• [Goal] Your task is to retype the lines from the opening of the material through the line that includes "transform=fig.transFigure, **kw))". Do not copy the pictures.

#### Data extract ####

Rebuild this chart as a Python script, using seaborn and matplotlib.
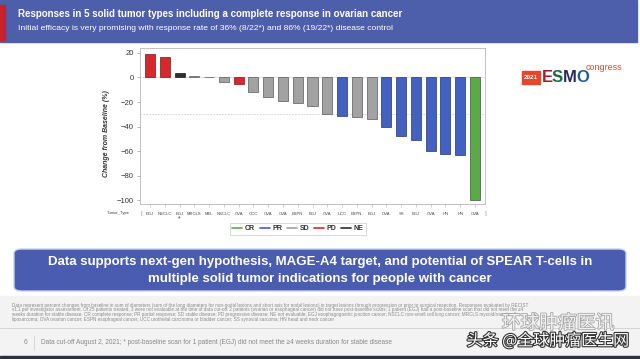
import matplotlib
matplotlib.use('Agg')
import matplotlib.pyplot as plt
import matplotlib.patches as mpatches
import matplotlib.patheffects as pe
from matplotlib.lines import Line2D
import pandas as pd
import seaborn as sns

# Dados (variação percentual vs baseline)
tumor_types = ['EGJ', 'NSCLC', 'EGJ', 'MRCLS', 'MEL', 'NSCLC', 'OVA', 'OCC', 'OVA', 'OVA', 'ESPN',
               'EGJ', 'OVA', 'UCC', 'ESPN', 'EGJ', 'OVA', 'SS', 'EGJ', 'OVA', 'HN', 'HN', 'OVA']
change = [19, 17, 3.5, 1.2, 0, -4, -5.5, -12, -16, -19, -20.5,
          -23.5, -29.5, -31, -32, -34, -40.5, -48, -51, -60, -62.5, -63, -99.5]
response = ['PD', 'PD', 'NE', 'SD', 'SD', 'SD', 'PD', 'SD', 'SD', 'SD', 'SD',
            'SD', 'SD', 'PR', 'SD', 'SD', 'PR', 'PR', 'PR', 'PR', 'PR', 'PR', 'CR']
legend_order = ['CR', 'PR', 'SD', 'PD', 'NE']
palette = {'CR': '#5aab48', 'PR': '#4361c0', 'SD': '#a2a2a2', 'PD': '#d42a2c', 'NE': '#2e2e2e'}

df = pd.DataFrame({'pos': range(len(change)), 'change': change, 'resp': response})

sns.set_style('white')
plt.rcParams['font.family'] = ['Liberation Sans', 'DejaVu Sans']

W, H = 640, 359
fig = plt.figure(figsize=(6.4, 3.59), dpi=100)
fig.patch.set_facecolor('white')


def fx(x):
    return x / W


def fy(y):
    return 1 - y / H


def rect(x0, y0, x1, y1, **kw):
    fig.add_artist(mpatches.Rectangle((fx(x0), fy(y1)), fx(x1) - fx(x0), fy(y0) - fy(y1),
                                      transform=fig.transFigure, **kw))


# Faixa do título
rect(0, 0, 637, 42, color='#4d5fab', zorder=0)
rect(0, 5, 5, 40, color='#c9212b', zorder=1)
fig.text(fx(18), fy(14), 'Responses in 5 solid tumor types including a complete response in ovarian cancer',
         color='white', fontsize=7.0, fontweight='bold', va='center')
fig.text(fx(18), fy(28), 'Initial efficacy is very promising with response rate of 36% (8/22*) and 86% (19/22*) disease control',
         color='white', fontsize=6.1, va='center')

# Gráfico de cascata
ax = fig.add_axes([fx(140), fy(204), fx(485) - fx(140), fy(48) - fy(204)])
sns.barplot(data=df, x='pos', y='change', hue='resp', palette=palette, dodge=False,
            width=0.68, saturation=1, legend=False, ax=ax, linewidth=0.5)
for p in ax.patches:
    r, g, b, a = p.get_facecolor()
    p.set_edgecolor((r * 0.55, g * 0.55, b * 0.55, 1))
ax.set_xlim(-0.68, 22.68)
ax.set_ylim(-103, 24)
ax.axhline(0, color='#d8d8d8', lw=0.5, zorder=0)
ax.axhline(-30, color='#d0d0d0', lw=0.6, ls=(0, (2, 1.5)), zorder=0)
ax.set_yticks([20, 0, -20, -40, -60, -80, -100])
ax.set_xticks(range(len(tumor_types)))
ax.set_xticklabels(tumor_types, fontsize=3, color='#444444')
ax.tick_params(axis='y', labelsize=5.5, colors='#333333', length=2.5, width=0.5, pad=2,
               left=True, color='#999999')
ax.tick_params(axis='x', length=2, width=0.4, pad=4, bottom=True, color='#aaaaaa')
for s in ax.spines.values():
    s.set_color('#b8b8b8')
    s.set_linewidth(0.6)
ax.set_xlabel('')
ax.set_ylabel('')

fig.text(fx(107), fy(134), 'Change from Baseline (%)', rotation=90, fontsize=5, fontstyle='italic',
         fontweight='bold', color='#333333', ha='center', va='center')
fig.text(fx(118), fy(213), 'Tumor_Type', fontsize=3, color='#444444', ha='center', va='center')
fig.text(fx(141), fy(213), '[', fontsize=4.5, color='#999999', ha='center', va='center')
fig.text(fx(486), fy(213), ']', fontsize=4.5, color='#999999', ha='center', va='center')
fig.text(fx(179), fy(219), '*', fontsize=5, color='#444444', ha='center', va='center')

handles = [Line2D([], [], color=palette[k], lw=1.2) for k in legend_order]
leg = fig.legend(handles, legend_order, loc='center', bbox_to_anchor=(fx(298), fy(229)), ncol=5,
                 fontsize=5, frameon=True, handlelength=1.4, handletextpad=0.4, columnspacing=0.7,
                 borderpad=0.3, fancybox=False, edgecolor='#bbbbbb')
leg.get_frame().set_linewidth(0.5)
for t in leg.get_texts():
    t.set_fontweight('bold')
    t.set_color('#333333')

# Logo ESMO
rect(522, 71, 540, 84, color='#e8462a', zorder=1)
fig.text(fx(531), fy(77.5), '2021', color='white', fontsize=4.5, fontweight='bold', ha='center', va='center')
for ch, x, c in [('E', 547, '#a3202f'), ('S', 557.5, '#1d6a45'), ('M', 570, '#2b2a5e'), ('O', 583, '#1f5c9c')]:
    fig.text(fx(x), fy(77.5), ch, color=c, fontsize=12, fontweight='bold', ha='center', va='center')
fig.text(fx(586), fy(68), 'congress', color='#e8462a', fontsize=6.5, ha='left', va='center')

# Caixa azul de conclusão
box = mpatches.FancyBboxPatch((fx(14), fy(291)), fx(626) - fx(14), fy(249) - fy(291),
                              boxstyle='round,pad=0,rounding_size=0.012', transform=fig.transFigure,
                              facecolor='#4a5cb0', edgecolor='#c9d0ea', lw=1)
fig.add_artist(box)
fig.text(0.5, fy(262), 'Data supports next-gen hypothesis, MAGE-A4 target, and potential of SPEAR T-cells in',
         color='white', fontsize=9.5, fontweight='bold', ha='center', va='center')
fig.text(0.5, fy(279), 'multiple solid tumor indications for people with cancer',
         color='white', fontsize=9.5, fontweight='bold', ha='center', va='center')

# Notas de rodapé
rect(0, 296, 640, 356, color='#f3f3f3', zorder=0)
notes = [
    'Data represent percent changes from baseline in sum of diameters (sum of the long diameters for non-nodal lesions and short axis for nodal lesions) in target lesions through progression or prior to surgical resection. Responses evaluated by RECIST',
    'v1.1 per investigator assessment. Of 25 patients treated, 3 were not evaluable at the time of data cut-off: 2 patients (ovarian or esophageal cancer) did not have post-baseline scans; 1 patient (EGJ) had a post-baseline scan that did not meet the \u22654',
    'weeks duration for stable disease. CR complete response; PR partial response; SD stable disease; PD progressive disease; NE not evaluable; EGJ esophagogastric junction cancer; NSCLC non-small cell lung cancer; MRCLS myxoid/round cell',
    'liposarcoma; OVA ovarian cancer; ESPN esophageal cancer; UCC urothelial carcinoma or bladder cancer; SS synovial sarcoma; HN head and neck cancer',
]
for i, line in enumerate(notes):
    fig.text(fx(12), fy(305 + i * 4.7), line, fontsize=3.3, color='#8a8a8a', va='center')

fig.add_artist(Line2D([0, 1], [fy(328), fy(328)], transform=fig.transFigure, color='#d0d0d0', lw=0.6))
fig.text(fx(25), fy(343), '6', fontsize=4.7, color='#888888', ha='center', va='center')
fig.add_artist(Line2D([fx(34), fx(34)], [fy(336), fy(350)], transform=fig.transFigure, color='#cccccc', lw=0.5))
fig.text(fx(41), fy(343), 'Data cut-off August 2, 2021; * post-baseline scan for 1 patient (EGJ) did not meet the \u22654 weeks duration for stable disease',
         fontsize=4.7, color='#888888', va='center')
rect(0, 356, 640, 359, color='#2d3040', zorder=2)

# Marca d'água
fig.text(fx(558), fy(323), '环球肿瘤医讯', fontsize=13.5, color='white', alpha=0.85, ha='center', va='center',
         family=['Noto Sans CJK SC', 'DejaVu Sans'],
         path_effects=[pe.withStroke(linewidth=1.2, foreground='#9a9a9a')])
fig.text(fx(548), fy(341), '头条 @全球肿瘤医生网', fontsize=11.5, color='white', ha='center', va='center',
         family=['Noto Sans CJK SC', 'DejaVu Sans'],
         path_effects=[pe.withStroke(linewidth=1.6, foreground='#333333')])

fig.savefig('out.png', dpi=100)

####

• [Output below]
Rebuild this chart as a Python script, using seaborn and matplotlib.
import matplotlib
matplotlib.use('Agg')
import matplotlib.pyplot as plt
import matplotlib.patches as mpatches
import matplotlib.patheffects as pe
from matplotlib.lines import Line2D
import pandas as pd
import seaborn as sns

# Dados (variação percentual vs baseline)
tumor_types = ['EGJ', 'NSCLC', 'EGJ', 'MRCLS', 'MEL', 'NSCLC', 'OVA', 'OCC', 'OVA', 'OVA', 'ESPN',
               'EGJ', 'OVA', 'UCC', 'ESPN', 'EGJ', 'OVA', 'SS', 'EGJ', 'OVA', 'HN', 'HN', 'OVA']
change = [19, 17, 3.5, 1.2, 0, -4, -5.5, -12, -16, -19, -20.5,
          -23.5, -29.5, -31, -32, -34, -40.5, -48, -51, -60, -62.5, -63, -99.5]
response = ['PD', 'PD', 'NE', 'SD', 'SD', 'SD', 'PD', 'SD', 'SD', 'SD', 'SD',
            'SD', 'SD', 'PR', 'SD', 'SD', 'PR', 'PR', 'PR', 'PR', 'PR', 'PR', 'CR']
legend_order = ['CR', 'PR', 'SD', 'PD', 'NE']
palette = {'CR': '#5aab48', 'PR': '#4361c0', 'SD': '#a2a2a2', 'PD': '#d42a2c', 'NE': '#2e2e2e'}

df = pd.DataFrame({'pos': range(len(change)), 'change': change, 'resp': response})

sns.set_style('white')
plt.rcParams['font.family'] = ['Liberation Sans', 'DejaVu Sans']

W, H = 640, 359
fig = plt.figure(figsize=(6.4, 3.59), dpi=100)
fig.patch.set_facecolor('white')


def fx(x):
    return x / W


def fy(y):
    return 1 - y / H


def rect(x0, y0, x1, y1, **kw):
    fig.add_artist(mpatches.Rectangle((fx(x0), fy(y1)), fx(x1) - fx(x0), fy(y0) - fy(y1),
                                      transform=fig.transFigure, **kw))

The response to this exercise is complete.